Only now, I view myself in this passage, thanks to those journals discovered in the literal and figurative attic last week, as not so much pushed by someone else as I was propelled by myself. Yes, I received the assist of an unexpected push. But I climbed the ladder.
My child sleeps upstairs, in his last night ever in this house. (Yesterday, I was given a copy of a chapter from a book on how to mitigate the effects of divorce on children, and one of the first things it advised was to try to keep things the same for the child: house, neighborhood, environment. Alas, my winnings from the lottery will be arriving too late for this.) He cannot really comprehend it yet: the other day he was spinning an elaborate scheme for the New Year's party he wanted to have here, complete with fire in the fire circle by the barn, and torches given to all the children (yeah, right!) so they can run around in the field out back. "But, honey, remember? We won't be living here then." Silence.
As the movers carried boxes and furniture for four hours today, Nelly lay on a pile of my clothes at the foot of the bed, looking at me wonderingly every time I came into the room. What is happening? she says with her eyes, which look a little scared, a little bemused. Like my son, she won't really comprehend until we're there. Come to think of it, neither will I. Some things are too big to grasp in advance.

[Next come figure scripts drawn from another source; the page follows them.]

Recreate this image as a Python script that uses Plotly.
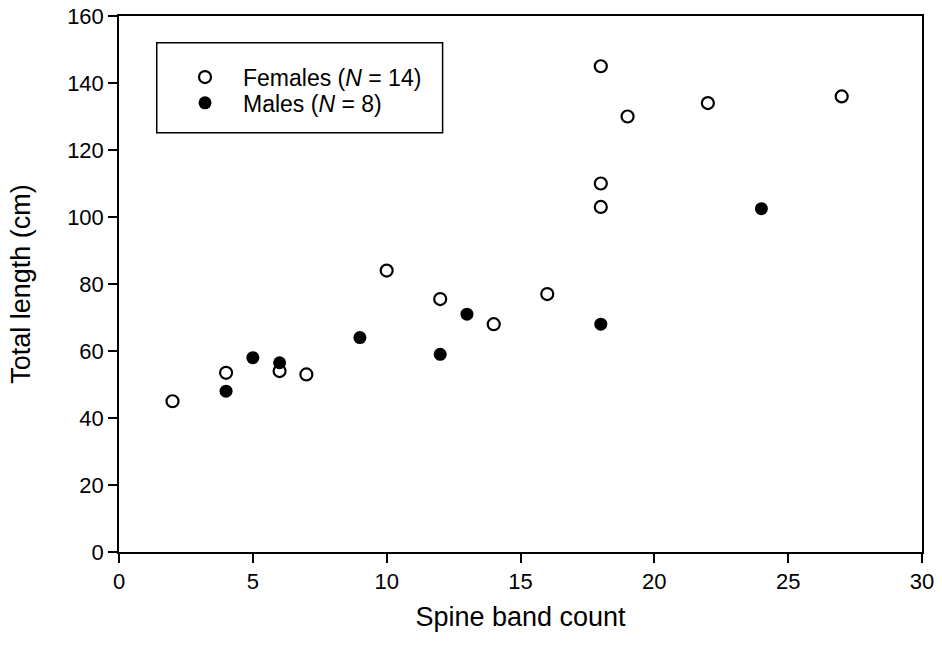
import plotly.graph_objects as go

female_x = [2, 4, 6, 7, 10, 12, 14, 16, 18, 18, 18, 19, 22, 27]
female_y = [45, 53.5, 54, 53, 84, 75.5, 68, 77, 145, 110, 103, 130, 134, 136]
male_x = [4, 5, 6, 9, 12, 13, 18, 24]
male_y = [48, 58, 56.5, 64, 59, 71, 68, 102.5]

x_ticks = [0, 5, 10, 15, 20, 25, 30]
y_ticks = [0, 20, 40, 60, 80, 100, 120, 140, 160]

font = "Liberation Sans, Arial, sans-serif"

fig = go.Figure()
fig.add_trace(go.Scatter(
    x=female_x, y=female_y, mode="markers", name="Females (<i>N</i> = 14)",
    marker=dict(symbol="circle-open", size=12, color="black", line=dict(width=2.2, color="black")),
    legend="legend",
))
fig.add_trace(go.Scatter(
    x=male_x, y=male_y, mode="markers", name="Males (<i>N</i> = 8)",
    marker=dict(symbol="circle", size=13, color="black", line=dict(width=0)),
    legend="legend2",
))

axis_common = dict(
    showline=True, linecolor="black", linewidth=1.5, mirror=True,
    ticks="outside", ticklen=9, tickwidth=1.5, tickcolor="black",
    showgrid=False, zeroline=False, automargin=False,
    tickfont=dict(family=font, size=22, color="black"),
)

leg_common = dict(
    xanchor="left", yanchor="middle",
    borderwidth=0, bgcolor="rgba(0,0,0,0)",
    font=dict(family=font, size=23, color="black"),
    itemsizing="trace", itemwidth=66,
)

fig.update_layout(
    width=942, height=655,
    margin=dict(l=119, r=20, t=16, b=103, autoexpand=False),
    paper_bgcolor="white", plot_bgcolor="white",
    font=dict(family=font, color="black"),
    showlegend=True,
    legend=dict(x=0.0598, y=0.886, **leg_common),
    legend2=dict(x=0.0598, y=0.838, **leg_common),
    xaxis=dict(range=[0, 30], tickvals=x_ticks,
               title=dict(text="Spine band count", font=dict(family=font, size=27), standoff=14),
               **axis_common),
    yaxis=dict(range=[0, 160], tickvals=y_ticks,
               title=dict(text="Total length (cm)", font=dict(family=font, size=27), standoff=29),
               **axis_common),
    shapes=[dict(type="rect", xref="paper", yref="paper",
                 x0=0.047, x1=0.403, y0=0.782, y1=0.950,
                 line=dict(color="black", width=1.5), fillcolor="rgba(0,0,0,0)", layer="below")],
)

fig.write_html("out.html")
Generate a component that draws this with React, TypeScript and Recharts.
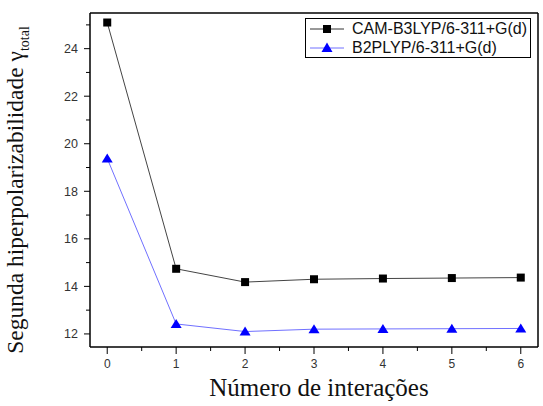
import React from 'react';
import { LineChart, Line, XAxis, YAxis, ReferenceLine } from 'recharts';

const iterations = [0, 1, 2, 3, 4, 5, 6];
const camB3lyp = [25.1, 14.74, 14.18, 14.3, 14.33, 14.35, 14.37];
const b2plyp = [19.38, 12.42, 12.1, 12.2, 12.21, 12.22, 12.23];
const xTicks = [0, 0.5, 1, 1.5, 2, 2.5, 3, 3.5, 4, 4.5, 5, 5.5, 6];
const yTicks = [12, 13, 14, 15, 16, 17, 18, 19, 20, 21, 22, 23, 24, 25];
const seriesNames = ['CAM-B3LYP/6-311+G(d)', 'B2PLYP/6-311+G(d)'];

const data = iterations.map((it, i) => ({ it, cam: camB3lyp[i], b2: b2plyp[i] }));

const XTick = (props: any) => {
  const { x, y, payload } = props;
  const major = Number.isInteger(payload.value);
  return (
    <g>
      <line x1={x} x2={x} y1={y} y2={y + (major ? 7 : 4)} stroke="#000" />
      {major && (
        <text x={x} y={y + 21} textAnchor="middle" fontSize={12} fill="#333" fontFamily="Arial, Liberation Sans">
          {payload.value}
        </text>
      )}
    </g>
  );
};

const YTick = (props: any) => {
  const { x, y, payload } = props;
  const major = payload.value % 2 === 0;
  return (
    <g>
      <line x1={x} x2={x - (major ? 6 : 4)} y1={y} y2={y} stroke="#000" />
      {major && (
        <text x={x - 12} y={y + 4.5} textAnchor="end" fontSize={12.5} fill="#333" fontFamily="Arial, Liberation Sans">
          {payload.value}
        </text>
      )}
    </g>
  );
};

const SquareDot = (props: any) => {
  const { cx, cy } = props;
  return <rect x={cx - 4} y={cy - 4} width={8} height={8} fill="#000" />;
};

const TriangleDot = (props: any) => {
  const { cx, cy } = props;
  return <polygon points={`${cx},${cy - 5} ${cx - 5.5},${cy + 4} ${cx + 5.5},${cy + 4}`} fill="#0000ff" />;
};

const LegendBox = () => (
  <div style={{ position: 'absolute', left: 305, top: 18, border: '1px solid #000', width: 226, height: 40, boxSizing: 'border-box', padding: '0 0 0 4px', fontFamily: 'Arial, Liberation Sans', fontSize: 16, background: '#fff' }}>
    {seriesNames.map((name, i) => (
      <div key={name} style={{ display: 'flex', alignItems: 'center', height: 19 }}>
        <svg width={38} height={14}>
          <line x1={0} x2={34} y1={7} y2={7} stroke={i === 0 ? '#333' : '#7070ff'} />
          {i === 0 ? <rect x={13} y={3} width={8} height={8} fill="#000" /> : <polygon points="17,1.5 11.5,11 22.5,11" fill="#0000ff" />}
        </svg>
        <span style={{ marginLeft: 4, color: '#111', lineHeight: '19px' }}>{name}</span>
      </div>
    ))}
  </div>
);

export default function App() {
  return (
    <div style={{ position: 'absolute', left: 0, top: 0, width: 543, height: 406, background: '#fff' }}>
      <LineChart width={543} height={406} data={data} margin={{ top: 13, right: 5, left: 0, bottom: 0 }}>
        <XAxis
          dataKey="it"
          type="number"
          domain={[-0.25, 6.25]}
          ticks={xTicks}
          interval={0}
          tick={<XTick />}
          tickLine={false}
          tickSize={0}
          tickMargin={0}
          height={59}
          axisLine={{ stroke: '#000', strokeWidth: 1.5 }}
          allowDataOverflow
        />
        <YAxis
          type="number"
          domain={[11.45, 25.5]}
          ticks={yTicks}
          interval={0}
          tick={<YTick />}
          tickLine={false}
          tickSize={0}
          tickMargin={0}
          width={90}
          axisLine={{ stroke: '#000', strokeWidth: 1.5 }}
          allowDataOverflow
        />
        <ReferenceLine y={25.5} stroke="#000" strokeWidth={1.5} ifOverflow="visible" />
        <ReferenceLine x={6.25} stroke="#000" strokeWidth={1.5} ifOverflow="visible" />
        <Line dataKey="cam" stroke="#444" strokeWidth={1} dot={<SquareDot />} isAnimationActive={false} />
        <Line dataKey="b2" stroke="#7070ff" strokeWidth={1} dot={<TriangleDot />} isAnimationActive={false} />
      </LineChart>
      <LegendBox />
      <div style={{ position: 'absolute', left: 0, top: 374, width: 543, paddingLeft: 95, boxSizing: 'border-box', textAlign: 'center', fontFamily: 'Liberation Serif, Times New Roman, serif', fontSize: 25, color: '#111', lineHeight: '28px' }}>
        Número de interações
      </div>
      <div style={{ position: 'absolute', left: 20, top: 190, width: 0, height: 0 }}>
        <div style={{ position: 'absolute', transform: 'translate(-50%, -50%) rotate(-90deg)', whiteSpace: 'nowrap', fontFamily: 'Liberation Serif, Times New Roman, serif', fontSize: 23.5, color: '#111', lineHeight: '26px' }}>
          Segunda hiperpolarizabilidade γ<sub style={{ fontSize: 14 }}>total</sub>
        </div>
      </div>
    </div>
  );
}
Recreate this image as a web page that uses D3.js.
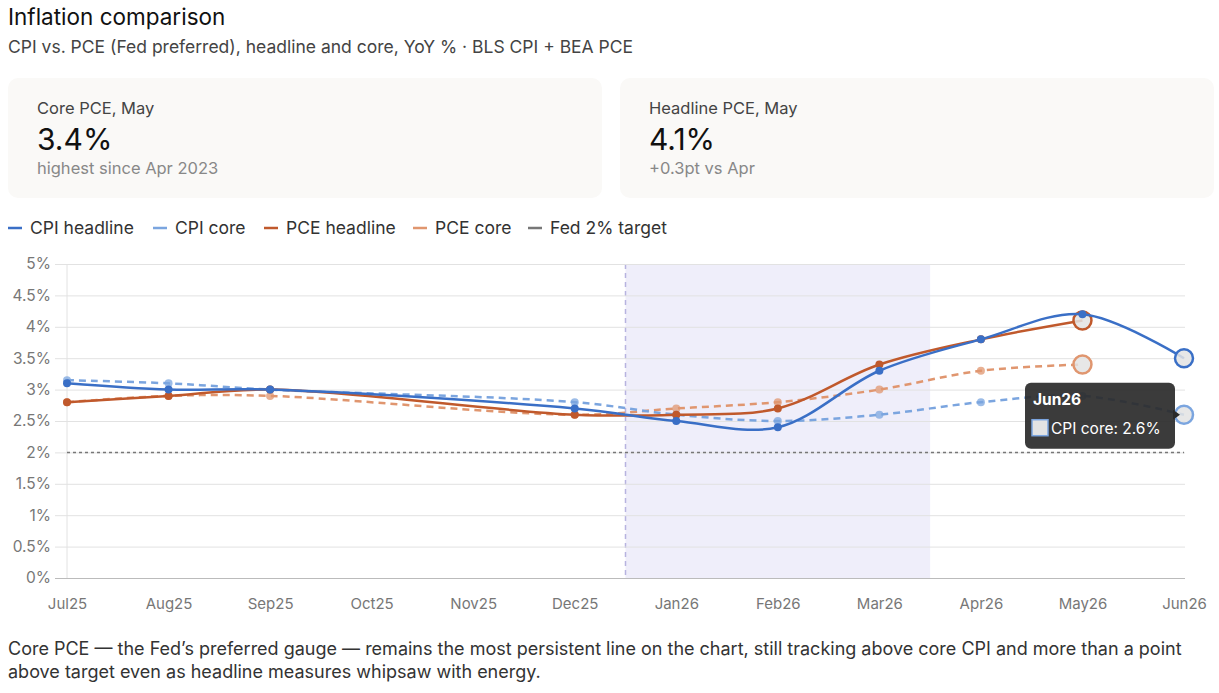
<!DOCTYPE html>
<html>
<head>
<meta charset="utf-8">
<script src="https://cdn.jsdelivr.net/npm/d3@7"></script>
<style>
  body { margin: 0; background: #fff; font-family: Inter, "Noto Sans", sans-serif; }
  svg text { font-family: Inter, "Noto Sans", sans-serif; }
</style>
</head>
<body>
<script>
'use strict';

// months on the x axis
const months = ["Jul25", "Aug25", "Sep25", "Oct25", "Nov25", "Dec25", "Jan26", "Feb26", "Mar26", "Apr26", "May26", "Jun26"];
// YoY %, null = no reading
const cpiHeadline = [3.1, 3.0, 3.0, null, null, 2.7, 2.5, 2.4, 3.3, 3.8, 4.2, 3.5];
const cpiCore     = [3.15, 3.1, 3.0, null, null, 2.8, 2.6, 2.5, 2.6, 2.8, 2.9, 2.6];
const pceHeadline = [2.8, 2.9, 3.0, null, null, 2.6, 2.6, 2.7, 3.4, 3.8, 4.1, null];
const pceCore     = [2.8, 2.9, 2.9, null, null, 2.6, 2.7, 2.8, 3.0, 3.3, 3.4, null];
const fedTarget = 2;
const yTicks = [0, 0.5, 1, 1.5, 2, 2.5, 3, 3.5, 4, 4.5, 5];
const bandFrom = "Dec25", bandTo = "Mar26";

(function() {
  const W = 1219, H = 693;
  const svg = d3.select("body").append("svg").attr("width", W).attr("height", H);

  // header
  svg.append("text").attr("x", 8).attr("y", 25).style("font-size", "22.5px").attr("fill", "#111").text("Inflation comparison");
  svg.append("text").attr("x", 8).attr("y", 53).style("font-size", "17.5px").attr("fill", "#444")
    .text("CPI vs. PCE (Fed preferred), headline and core, YoY % \u00b7 BLS CPI + BEA PCE");

  // stat cards
  let last = (arr) => arr.filter((v) => v != null).slice(-1)[0];
  let prev = (arr) => arr.filter((v) => v != null).slice(-2)[0];
  let cards = [
    {x: 8, label: "Core PCE, May", value: last(pceCore) + "%", note: "highest since Apr 2023"},
    {x: 620, label: "Headline PCE, May", value: last(pceHeadline) + "%",
     note: "+" + (last(pceHeadline) - prev(pceHeadline)).toFixed(1) + "pt vs Apr"}
  ];
  let cg = svg.selectAll(".card").data(cards).enter().append("g").attr("class", "card")
    .attr("transform", (d) => "translate(" + d.x + ",78)");
  cg.append("rect").attr("width", 594).attr("height", 120).attr("rx", 10).attr("fill", "#faf9f7");
  cg.append("text").attr("x", 29).attr("y", 36).style("font-size", "16.5px").attr("fill", "#444").text((d) => d.label);
  cg.append("text").attr("x", 29).attr("y", 72).style("font-size", "30px").attr("fill", "#111").text((d) => d.value);
  cg.append("text").attr("x", 29).attr("y", 96).style("font-size", "16.5px").attr("fill", "#888").text((d) => d.note);

  // series definitions
  let series = [
    {name: "CPI headline", values: cpiHeadline, color: "#3a6fc6", dash: null, width: 2.5, lx: 8},
    {name: "CPI core", values: cpiCore, color: "#7ba5df", dash: "7,5", width: 2.5, lx: 153},
    {name: "PCE headline", values: pceHeadline, color: "#c0592c", dash: null, width: 2.5, lx: 264},
    {name: "PCE core", values: pceCore, color: "#e0966f", dash: "7,5", width: 2.5, lx: 413}
  ];

  // legend
  let legend = series.map((s) => ({name: s.name, color: s.color, x: s.lx}))
    .concat([{name: "Fed 2% target", color: "#777", x: 528}]);
  let lg = svg.selectAll(".leg").data(legend).enter().append("g").attr("class", "leg")
    .attr("transform", (d) => "translate(" + d.x + ",228)");
  lg.append("line").attr("x1", 0).attr("x2", 14).attr("stroke", (d) => d.color).attr("stroke-width", 2.5);
  lg.append("text").attr("x", 22).attr("y", 6).style("font-size", "17.5px").attr("fill", "#333").text((d) => d.name);

  // scales
  let x = d3.scalePoint().domain(months).range([67, 1184]);
  let y = d3.scaleLinear().domain([0, 5]).range([578, 264]);
  let step = x.step();

  // highlighted band
  svg.append("rect")
    .attr("x", x(bandFrom) + step / 2).attr("y", y(5))
    .attr("width", x(bandTo) - x(bandFrom)).attr("height", y(0) - y(5))
    .attr("fill", "#efeefa");
  svg.append("line")
    .attr("x1", x(bandFrom) + step / 2).attr("x2", x(bandFrom) + step / 2)
    .attr("y1", y(5)).attr("y2", y(0))
    .attr("stroke", "#b7b3e0").attr("stroke-width", 1.5).attr("stroke-dasharray", "5,4");

  // grid + y axis
  let yAxis = d3.axisLeft(y).tickValues(yTicks).tickSize(-(1185 - 55)).tickFormat((d) => d + "%");
  let ga = svg.append("g").attr("transform", "translate(55,0)").call(yAxis);
  ga.select(".domain").remove();
  ga.selectAll(".tick line").attr("stroke", (d) => d === 0 ? "#bbb" : "#e2e2e2");
  ga.selectAll(".tick text").attr("x", -4).style("font-size", "15.5px").attr("fill", "#777");

  svg.append("line").attr("x1", x(months[0])).attr("x2", x(months[0]))
    .attr("y1", y(5)).attr("y2", y(0)).attr("stroke", "#e2e2e2");

  // x axis labels
  let xAxis = d3.axisBottom(x).tickSize(0).tickPadding(20);
  let gx = svg.append("g").attr("transform", "translate(0," + y(0) + ")").call(xAxis);
  gx.select(".domain").remove();
  gx.selectAll(".tick text").style("font-size", "15px").attr("fill", "#777");

  // fed target
  svg.append("line").attr("x1", 67).attr("x2", 1184)
    .attr("y1", y(fedTarget)).attr("y2", y(fedTarget))
    .attr("stroke", "#777").attr("stroke-width", 1.5).attr("stroke-dasharray", "3,3");

  // lines
  let line = d3.line().x((d) => x(d.m)).y((d) => y(d.v)).curve(d3.curveCatmullRom.alpha(0.5));
  series.forEach((s) => {
    s.pts = months.map((m, i) => ({m: m, v: s.values[i]})).filter((d) => d.v != null);
  });
  // draw core first, headline on top
  [series[3], series[1], series[2], series[0]].forEach((s) => {
    svg.append("path").datum(s.pts)
      .attr("fill", "none").attr("stroke", s.color).attr("stroke-width", s.width)
      .attr("stroke-dasharray", s.dash).attr("stroke-linejoin", "round")
      .attr("d", line);
    svg.selectAll(null).data(s.pts.slice(0, -1)).enter().append("circle")
      .attr("cx", (d) => x(d.m)).attr("cy", (d) => y(d.v)).attr("r", 4)
      .attr("fill", s.color).attr("fill-opacity", s.dash ? 0.75 : 1);
    let lp = s.pts[s.pts.length - 1];
    svg.append("circle").attr("cx", x(lp.m)).attr("cy", y(lp.v)).attr("r", 9)
      .attr("fill", "#e3e3e3").attr("fill-opacity", 0.85)
      .attr("stroke", s.color).attr("stroke-width", 2.5);
  });

  // tooltip on last CPI core point
  let tipM = months[months.length - 1];
  let tipV = last(cpiCore);
  let tx = x(tipM) - 159, ty = y(tipV) - 32;
  let tip = svg.append("g").attr("transform", "translate(" + tx + "," + ty + ")");
  tip.append("path").attr("d", "M148,27 L155,32 L148,37 Z").attr("fill", "#2a2a2a");
  tip.append("rect").attr("width", 150).attr("height", 66).attr("rx", 6)
    .attr("fill", "#2a2a2a").attr("fill-opacity", 0.92);
  tip.append("text").attr("x", 8).attr("y", 22).style("font-size", "15.5px").style("font-weight", "bold")
    .attr("fill", "#fff").text(tipM);
  tip.append("rect").attr("x", 7).attr("y", 37).attr("width", 16).attr("height", 16)
    .attr("fill", "#e3e3e3").attr("stroke", "#7ba5df").attr("stroke-width", 1.5);
  tip.append("text").attr("x", 26).attr("y", 51).style("font-size", "15.5px")
    .attr("fill", "#fff").text("CPI core: " + tipV + "%");

  // footnote
  svg.append("text").attr("x", 8).attr("y", 655).style("font-size", "18px").attr("fill", "#333")
    .text("Core PCE \u2014 the Fed\u2019s preferred gauge \u2014 remains the most persistent line on the chart, still tracking above core CPI and more than a point");
  svg.append("text").attr("x", 8).attr("y", 678).style("font-size", "18px").attr("fill", "#333")
    .text("above target even as headline measures whipsaw with energy.");
})();
</script>
</body>
</html>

I am now coming to the end of a process that is simply the hardest thing I have ever done in my life. Physically. Emotionally. The screeching sound of packing tape pulled off its roll is embedded permanently in my ear. I have lost two entire months of my life to the efforts to sell, stage, show, clean, pack this old house, and look for a new one. I am dying to stop. (Especially glad to have over the part where I crawled around on my knees picking up stray hairs by hand from the white tile of the bathroom before a showing.) I am dying to get back to work. To have a new life, with myriad possibilities, begin. To start training Nelly again, instead of this sloppiness of using the word "yes" as a reward marker because I am too exhausted to find the clicker and do things right. She deserves this, because she is showing her inordinate talent as a circus dog more and more. She is a little monkey, launching herself into the air, into and out of cars, into and out of laps. The other day she tried to jump up into the back of Janet's car, with the tailgate up; it is over four feet high. And offered nothing to land on. She flipped backward into the air, like that squirrel she caught once off the siding of the woodshed, and she landed on the dirt with a hurt look in her eyes. I need to get this trapeze stuff on cue, but quick, before she really hurts herself.
Now, late at night, after packing nonstop (I represent the problem with America in perfect miniature: too goddamn much crap; we should just stop all manufacturing right now, and we can just Freecycle everything around to one another), I need some mindless entertainment. I will go read the newspaper in bed. Maybe it won't be such bad news after all.